The findings build on earlier work by Ito and his team, published in 2021, which found that CX3CR1 can be used to predict treatment response in NSCLC patients receiving immunotherapy only. The biomarker may also be useful for other cancers and therapies and could ultimately help doctors and patients determine the most effective cancer treatments while avoiding unnecessary side effects and invasive biopsies.
An “early-on” treatment biomarker
ICI therapy has revolutionized the treatment of lung and other cancers, but it doesn’t work for all patients. For some, it can even trigger an autoimmune reaction marked by life-threatening problems with the lungs, liver, kidneys, or other organs.
Current pre-treatment methods to determine which patients will benefit from ICI therapy—and which will experience harmful side effects—don’t always work. CX3CR1 is the next best thing: an “early-on” treatment biomarker that is noninvasive. It can be measured when patients attend their first check-up and imaging appointment, typically about two months after starting ICI.

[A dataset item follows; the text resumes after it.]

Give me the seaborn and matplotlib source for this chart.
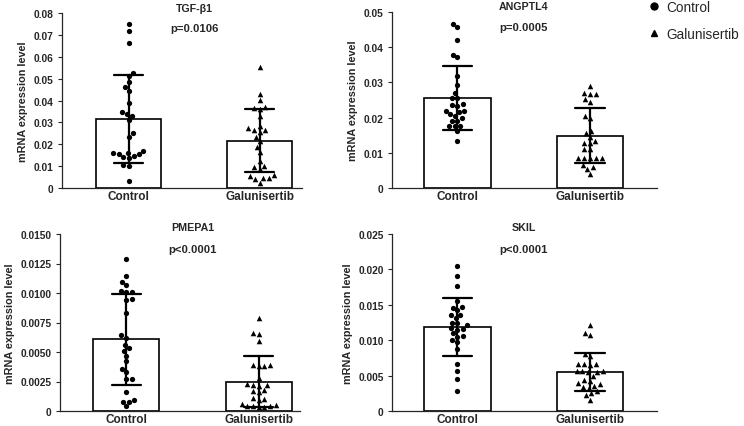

“If ICI is not working, we like to stop as soon as possible,” Ito said. “We have other viable treatment options for NSCLC patients, so the biomarker can help us identify patients who might have better results with an alternative therapy.”
Ito and his colleagues used a multi-omics approach, combining two cutting-edge sequencing methods to find the genomic and transcriptomic signature of T-cells. Each T-cell has a unique receptor pattern that can be used as a “barcode” to track them down in different parts of the body, including those attacking a tumor and those circulating in the blood.
“By combining two different types of next-generation sequencing, we found a way to characterize and monitor patients’ T-cells,” he said. “Next, we plan to use this analysis in a larger cohort to see if patients with other cancers will respond in a similar way.”
More evidence for CX3CR1
Because ICI therapy targets a patient’s immune system, rather than the tumor itself, the newly discovered biomarker could have broad utility across multiple types of cancer. In addition to testing other cancers, Ito and his colleagues also plan to explore whether CX3CR1 can predict treatment response to other types of immunotherapy, including adoptive T-cell therapy and vaccine-based therapy.
The team will also collect additional evidence for CX3CR1 in a larger group of non-small cell lung cancer patients undergoing ICI, both with and without chemotherapy. If additional research is successful, a blood test for the biomarker could reach broader patient populations in two to three years, Ito said.
About this study
In addition to Ito, the study’s other authors are Takayoshi Yamauchi from the Keck School of Medicine of USC; Eihab Abdelfatah from New York University Langone Health; and Mark D. Long, Ryutaro Kajihara and Takaaki Oba from the Roswell Park Comprehensive Cancer Center.
This work was supported by the Department of Defense Lung Cancer Research Program [LC180245], the National Cancer Institute [K08CA197966, R01CA255240-01A1, R01CA188900, R01CA267690, P30CA016056] and the Uehara Memorial Foundation.